Землянку седьмого отделения политотдела 62-й армии нашел неподалеку от Нового Хутора на левом берегу Волги — во втором эшелоне. Разложив на столе карту, начальник отделения майор А. П. Шелюбский доложил обстановку. 13-я гвардейская, 284, 45 и 95-я стрелковые дивизии, насчитывающие лишь по несколько сотен военнослужащих, ведут героические бои против значительно превосходящих сил противника. Перед 62-й армией было до 10 немецких дивизий, закрепившихся в опорных пунктах — подвалах зданий, разрушенных домах и т. д. В папке трофейных документов, которую мне пододвинул Шелюбский, то и дело попадались знакомые словосочетания: «крайне критическое положение», «страшные дни жизни», «пробил роковой час» и т. д. И вдруг в глаза бросилось несколько жирно отчеркнутых строк: «Но если мы проиграем эту войну, нам отомстят за все, что мы сделали. Тысячи русских и евреев расстреляны с женами и детьми под Киевом и Харьковом. Это просто невероятно. Но именно поэтому мы должны напрячь все силы, чтобы выиграть войну». «Вероятно, так мыслит не только этот солдат», — подумал я и спросил Шелюбского:

— А как воюют они сейчас?

— Ожесточенно, — не раздумывая ответил он. — Но вот когда нам удается, преодолев все преграды, проникнуть в их опорные пункты, поднимают руки!.. Но не всегда и не везде. В 100, 305 и 294-й, где среди солдат много ненемцев, — чаще, и они подвергаются нашему воздействию особенно усиленно, в других же дивизиях — реже...

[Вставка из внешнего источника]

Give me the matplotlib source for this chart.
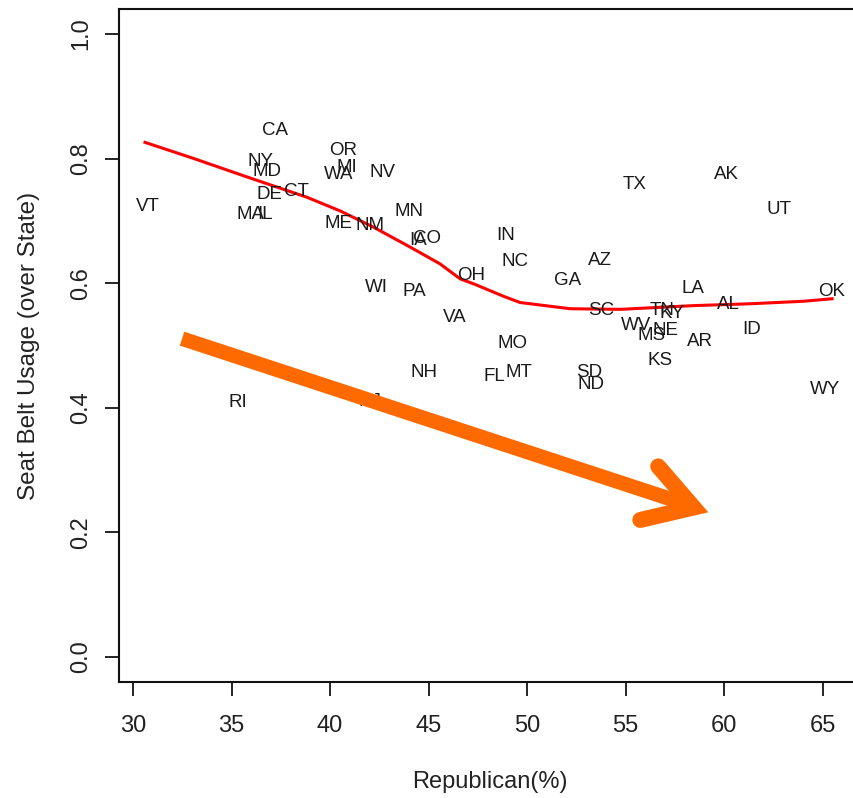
import matplotlib
matplotlib.use('Agg')
import matplotlib.pyplot as plt

plt.rcParams['font.family'] = ['Liberation Sans', 'DejaVu Sans']

# state labels, % republican vote, seat belt usage
states = ['CA', 'NY', 'MD', 'DE', 'CT', 'VT', 'MA', 'IL', 'OR', 'MI',
          'WA', 'NV', 'MN', 'ME', 'NM', 'IA', 'CO', 'OH', 'WI', 'PA',
          'VA', 'NH', 'RI', 'NJ', 'TX', 'AK', 'UT', 'IN', 'NC', 'AZ',
          'GA', 'LA', 'OK', 'SC', 'TN', 'KY', 'AL', 'WV', 'NE', 'MS',
          'ID', 'AR', 'MO', 'KS', 'FL', 'MT', 'SD', 'ND', 'WY']
republican = [37.21, 36.45, 36.79, 36.95, 38.31, 30.78, 35.94, 36.72, 40.68, 40.85,
              40.42, 42.67, 44.00, 40.42, 42.03, 44.48, 44.90, 47.16, 42.37, 44.28,
              46.31, 44.77, 35.31, 42.03, 55.45, 60.10, 62.76, 48.92, 49.39, 53.67,
              52.05, 58.39, 65.43, 53.76, 56.84, 57.34, 60.22, 55.53, 57.00, 56.33,
              61.37, 58.75, 49.25, 56.72, 48.34, 49.56, 53.16, 53.25, 65.09]
seatbelt = [0.845, 0.796, 0.779, 0.743, 0.747, 0.723, 0.710, 0.710, 0.8125, 0.786,
            0.774, 0.777, 0.715, 0.695, 0.692, 0.668, 0.671, 0.613, 0.593, 0.587,
            0.545, 0.456, 0.408, 0.410, 0.759, 0.774, 0.718, 0.677, 0.635, 0.637,
            0.605, 0.591, 0.587, 0.556, 0.556, 0.552, 0.566, 0.532, 0.524, 0.516,
            0.525, 0.507, 0.504, 0.476, 0.450, 0.457, 0.457, 0.437, 0.429]

# smoothed trend (lowess)
smooth_x = [30.61, 33.0, 36.11, 38.82, 40.51, 42.20, 44.06, 45.58, 46.60, 47.36,
            48.80, 49.64, 52.18, 54.72, 58.44, 61.35, 64.03, 65.47]
smooth_y = [0.826, 0.801, 0.767, 0.738, 0.716, 0.690, 0.658, 0.631, 0.607, 0.598,
            0.579, 0.569, 0.559, 0.558, 0.564, 0.567, 0.571, 0.575]

# hand-drawn arrow (data coords)
arrow_shaft_x = [32.49, 58.1]
arrow_shaft_y = [0.511, 0.245]
arrow_head_x = [56.65, 58.45, 55.74]
arrow_head_y = [0.306, 0.240, 0.220]

fig = plt.figure(figsize=(8.54, 7.98), dpi=100)
ax = fig.add_axes([0.1393, 0.1454, 0.868, 0.8433])

for s, x, y in zip(states, republican, seatbelt):
    ax.text(x, y, s, ha='center', va='center', fontsize=13.5, color='#1a1a1a')

ax.plot(smooth_x, smooth_y, color='red', lw=2.2)

ax.plot(arrow_shaft_x, arrow_shaft_y, color='#ff6a00', lw=10.5,
        solid_capstyle='butt', zorder=5)
ax.plot(arrow_head_x, arrow_head_y, color='#ff6a00', lw=11.5,
        solid_capstyle='round', solid_joinstyle='miter', zorder=5)

ax.set_xlim(29.29, 66.90)
ax.set_ylim(-0.04, 1.04)
ax.set_xticks([30, 35, 40, 45, 50, 55, 60, 65])
ax.set_yticks([0.0, 0.2, 0.4, 0.6, 0.8, 1.0])
ax.set_yticklabels(['0.0', '0.2', '0.4', '0.6', '0.8', '1.0'],
                   rotation=90, va='center')
ax.tick_params(direction='out', length=10, width=1.2, labelsize=17,
               labelcolor='#222222')
ax.tick_params(axis='x', pad=14)
ax.tick_params(axis='y', pad=9)
ax.set_xlabel('Republican(%)', fontsize=17, color='#222222', labelpad=24)
ax.set_ylabel('Seat Belt Usage (over State)', fontsize=17.5, color='#222222',
              labelpad=22)
for sp in ax.spines.values():
    sp.set_linewidth(1.5)
    sp.set_color('#111111')

fig.savefig('out.png', dpi=100)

— Ну и какова ваша тактика? Как вы, идеологические бойцы, воюете?

— Какова тактика боев, такова и тактика агитации, — [133] бойко и неожиданно для всех нас вступил в разговор молоденький лейтенант.

— Диктор армейской МГУ, — представил его Шелюбский. — Не раз вел передачи на том берегу, выбивал гитлеровцев из опорных пунктов.

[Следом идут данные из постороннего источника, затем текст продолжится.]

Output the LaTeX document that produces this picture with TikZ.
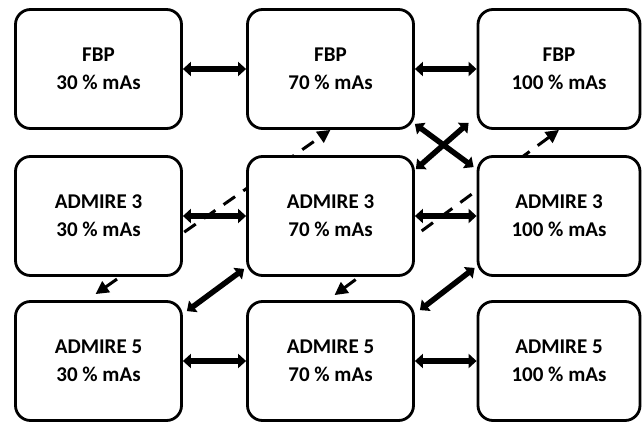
\documentclass[tikz,border=0pt]{standalone}
\usepackage{fontspec}
\setmainfont{Carlito}
\usetikzlibrary{arrows.meta,calc,backgrounds}
\begin{document}
\begin{tikzpicture}[x=1pt,y=-1pt,
  box/.style={draw,line width=2.8pt,rounded corners=15pt,fill=white,
    minimum width=166pt,minimum height=119pt,align=center,inner sep=0pt,
    font=\fontsize{21}{28}\selectfont\bfseries},
  dbl/.style={line width=5.5pt,{Triangle[width=14pt,length=8pt]}-{Triangle[width=14pt,length=8pt]}},
  dsh/.style={line width=3pt,dash pattern=on 14pt off 10pt,{Triangle[width=13pt,length=13pt]}-{Triangle[width=13pt,length=13pt]}}
]
\useasboundingbox (0,0) rectangle (643,423);
\node[box] (f30) at (98.5,69) {FBP\\30 \% mAs};
\node[box] (f70) at (330.5,69) {FBP\\70 \% mAs};
\node[box,minimum width=162pt] (f100) at (559,69) {FBP\\100 \% mAs};
\node[box] (a30) at (98.5,216) {ADMIRE 3\\30 \% mAs};
\node[box] (a70) at (330.5,216) {ADMIRE 3\\70 \% mAs};
\node[box,minimum width=162pt] (a100) at (559,216) {ADMIRE 3\\100 \% mAs};
\node[box] (b30) at (98.5,361) {ADMIRE 5\\30 \% mAs};
\node[box] (b70) at (330.5,361) {ADMIRE 5\\70 \% mAs};
\node[box,minimum width=162pt] (b100) at (559,361) {ADMIRE 5\\100 \% mAs};
\begin{pgfonlayer}{background}
\draw[dsh] ($(b30.north)+(-3,-6)$) -- (f70.south);
\draw[dsh] ($(b70.north)+(4,-5)$) -- (f100.south);
\end{pgfonlayer}
\draw[dbl] (f30.east) -- (f70.west);
\draw[dbl] (f70.east) -- (f100.west);
\draw[dbl] (a30.east) -- (a70.west);
\draw[dbl] (a70.east) -- (a100.west);
\draw[dbl] (b30.east) -- (b70.west);
\draw[dbl] (b70.east) -- (b100.west);
\draw[dbl] ($(f70.south east)+(0,-6)$) -- ($(a100.north west)+(-3,12)$);
\draw[dbl] ($(f100.south west)+(-8,-7)$) -- ($(a70.north east)+(1,14)$);
\draw[dbl] ($(a70.south west)+(-2,-8)$) -- ($(b30.north east)+(4,11)$);
\draw[dbl] ($(a100.south west)+(-2,-9)$) -- ($(b70.north east)+(5,10)$);
\end{tikzpicture}
\end{document}
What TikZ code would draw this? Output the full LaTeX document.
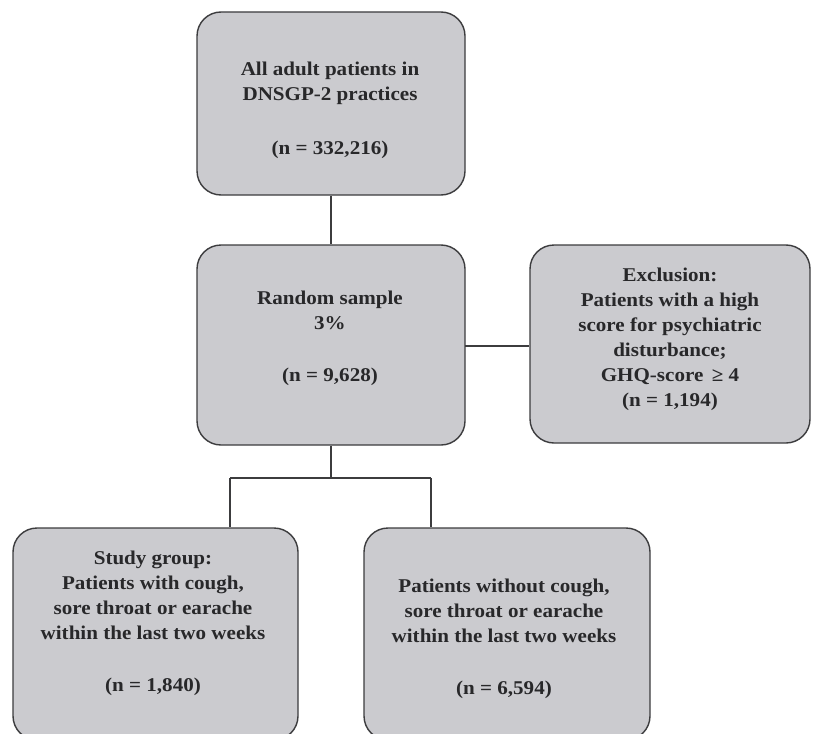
\documentclass[tikz,border=0pt]{standalone}
\usepackage{fontspec}
\setmainfont{Liberation Serif}[FakeStretch=1.08]
\definecolor{boxfill}{RGB}{203,203,207}
\definecolor{boxline}{RGB}{60,60,62}
\definecolor{txt}{RGB}{40,40,42}
\tikzset{
  flowbox/.style={draw=boxline, line width=1.4pt, fill=boxfill, rounded corners=24pt, rectangle, inner sep=0pt},
  boxtext/.style={font=\fontsize{19.5}{25}\selectfont\bfseries, text=txt, align=center, inner sep=0pt},
  conn/.style={draw=boxline, line width=1.3pt}
}
\begin{document}
\begin{tikzpicture}[x=1pt,y=-1pt]
\useasboundingbox (0,0) rectangle (813,733);
\clip (0,0) rectangle (813,733);
% boxes
\node[flowbox, minimum width=268pt, minimum height=183pt] (top) at (331,103.5) {};
\node[flowbox, minimum width=268pt, minimum height=200pt] (mid) at (331,345) {};
\node[flowbox, minimum width=280pt, minimum height=198pt] (excl) at (670,344) {};
\node[flowbox, minimum width=285pt, minimum height=212pt] (study) at (155.5,634) {};
\node[flowbox, minimum width=286pt, minimum height=212pt] (other) at (507,634) {};
% texts
\node[boxtext] (topT) at (330,110) {All adult patients in\\DNSGP-2 practices\\[29pt](n = 332,216)};
\node[boxtext] (midT) at (330,338) {Random sample\\3\%\\[27pt](n = 9,628)};
\node[boxtext] (exclT) at (670,339.5) {Exclusion:\\Patients with a high\\score for psychiatric\\disturbance;\\GHQ-score \,≥ 4\\(n = 1,194)};
\node[boxtext] (studyT) at (153,623.5) {Study group:\\Patients with cough,\\sore throat or earache\\within the last two weeks\\[27pt](n = 1,840)};
\node[boxtext] (otherT) at (504,639) {Patients without cough,\\sore throat or earache\\within the last two weeks\\[27pt](n = 6,594)};
% connectors
\coordinate (split) at (331,478);
\coordinate (jL) at (230,478);
\coordinate (jR) at (431,478);
\coordinate (side) at (465,346);
\draw[conn] (top.south) -- (mid.north);
\draw[conn] (side) -- (side -| excl.west);
\draw[conn] (mid.south) -- (split);
\draw[conn] (jL) -- (jR);
\draw[conn] (jL) -- (jL |- study.north);
\draw[conn] (jR) -- (jR |- other.north);
\end{tikzpicture}
\end{document}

— Вместе со штурмовыми отрядами, атакующими опорные пункты врага, действуют и агитаторы-рупористы, — снова заговорил лейтенант. — Только в ход они пускают не автоматы и гранаты, а рупор или забрасывают в опорный пункт листовки, адресованные солдатам именно этого опорного пункта. Таких листовок немного — их размножают на ротаторе, стеклографе, а то и просто на пишущей машинке...

— Агитатором выступает боец?

— Не только. Есть и командиры. В основном это коммунисты и комсомольцы. Но все проходят подготовку у инструктора политотдела дивизии или у переводчика из разведотдела.

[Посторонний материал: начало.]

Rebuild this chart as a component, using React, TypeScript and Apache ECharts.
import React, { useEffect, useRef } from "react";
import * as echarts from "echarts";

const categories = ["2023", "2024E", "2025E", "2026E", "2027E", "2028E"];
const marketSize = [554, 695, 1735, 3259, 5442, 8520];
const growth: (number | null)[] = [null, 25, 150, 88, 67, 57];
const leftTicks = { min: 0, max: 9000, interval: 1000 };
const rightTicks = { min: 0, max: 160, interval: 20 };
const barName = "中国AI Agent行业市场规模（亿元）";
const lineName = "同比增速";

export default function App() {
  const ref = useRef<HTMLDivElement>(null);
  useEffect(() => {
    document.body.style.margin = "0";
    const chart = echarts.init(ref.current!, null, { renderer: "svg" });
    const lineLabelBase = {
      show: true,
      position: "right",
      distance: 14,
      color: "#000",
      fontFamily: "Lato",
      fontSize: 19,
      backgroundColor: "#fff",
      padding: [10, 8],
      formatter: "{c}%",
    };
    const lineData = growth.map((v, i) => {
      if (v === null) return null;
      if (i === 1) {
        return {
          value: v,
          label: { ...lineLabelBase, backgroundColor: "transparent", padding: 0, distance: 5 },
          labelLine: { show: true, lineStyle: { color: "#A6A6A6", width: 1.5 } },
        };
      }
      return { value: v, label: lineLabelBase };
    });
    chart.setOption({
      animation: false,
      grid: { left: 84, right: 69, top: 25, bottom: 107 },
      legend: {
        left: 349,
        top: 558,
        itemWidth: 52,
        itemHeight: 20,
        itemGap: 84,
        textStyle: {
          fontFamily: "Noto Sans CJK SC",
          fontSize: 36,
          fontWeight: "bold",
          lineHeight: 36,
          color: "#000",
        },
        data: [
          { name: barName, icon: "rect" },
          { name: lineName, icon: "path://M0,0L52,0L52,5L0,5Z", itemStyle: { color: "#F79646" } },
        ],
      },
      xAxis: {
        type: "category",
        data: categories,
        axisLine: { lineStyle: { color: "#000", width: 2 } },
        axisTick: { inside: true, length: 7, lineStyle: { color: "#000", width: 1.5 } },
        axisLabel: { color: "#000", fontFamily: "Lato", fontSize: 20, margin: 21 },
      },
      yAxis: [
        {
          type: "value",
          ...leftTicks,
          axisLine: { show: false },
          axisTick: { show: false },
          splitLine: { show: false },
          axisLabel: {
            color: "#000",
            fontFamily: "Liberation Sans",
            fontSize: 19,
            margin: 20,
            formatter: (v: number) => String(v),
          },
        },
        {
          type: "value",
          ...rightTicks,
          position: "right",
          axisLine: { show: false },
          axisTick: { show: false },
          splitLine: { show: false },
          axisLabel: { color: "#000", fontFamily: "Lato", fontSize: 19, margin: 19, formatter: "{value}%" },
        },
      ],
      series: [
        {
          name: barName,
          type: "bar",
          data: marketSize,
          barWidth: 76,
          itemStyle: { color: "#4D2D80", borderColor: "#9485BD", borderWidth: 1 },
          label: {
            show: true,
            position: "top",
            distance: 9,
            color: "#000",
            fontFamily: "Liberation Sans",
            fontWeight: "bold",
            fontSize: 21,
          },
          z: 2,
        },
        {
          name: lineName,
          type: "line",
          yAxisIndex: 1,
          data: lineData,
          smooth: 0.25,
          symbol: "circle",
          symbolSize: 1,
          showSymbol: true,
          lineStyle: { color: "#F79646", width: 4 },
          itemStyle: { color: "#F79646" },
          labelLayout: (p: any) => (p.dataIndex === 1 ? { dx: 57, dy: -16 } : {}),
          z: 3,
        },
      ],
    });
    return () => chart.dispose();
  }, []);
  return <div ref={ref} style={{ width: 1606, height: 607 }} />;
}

— Хорошо, но какова же ваша роль, пропагандистов политотдела армии? Вас, здесь сидящих?

— Одни периодически переправляются через Волгу и помогают политотделам дивизий, — отвечал Шелюбский, — другие заменяют дивизионных пропагандистов, вышедших из строя, пока не назначат новых, третьи пишут листовки и обеспечивают их издание и распространение. Ну и ведем агитпередачи через МГУ с этой стороны Волги...

Меня, конечно, интересовал вопрос: почему почти все армейские пропагандисты находятся здесь, во втором эшелоне? Неужели не нашли для них места вблизи КП армии? Или здесь не убеждены, что работа по разложению противника принесет ощутимую пользу? Чувствовалось, что и сами пропагандисты были уязвлены таким отношением, хотя никто прямо не решился высказать этого.

На пятачок, как выяснилось, попасть было очень трудно, да и нельзя без разрешения командарма. Но от этого я еще больше укрепился в мысли: переправиться на КП — на другой берег Волги — непременно надо, и как можно скорее. Хотелось встретиться с дивизионными пропагандистами, поговорить с начальником политотдела армии.

Но как переправиться? На реке почти сплошная ледяная корка, и катера ходят редко — лишь в исключительных случаях. Катер, того и гляди, затрет льдиной или того хуже — отнесет к немецким опорным пунктам. [134]

Но главное препятствие не льды и не гитлеровцы. Необходимо специальное разрешение, а где его взять? Командарм-то на правом берегу. И тут я ощутил тот высокий авторитет, каким пользуется Главное политическое управление Красной Армии в войсках. Для его представителя в ночь на 10 декабря был снаряжен видавший виды катер.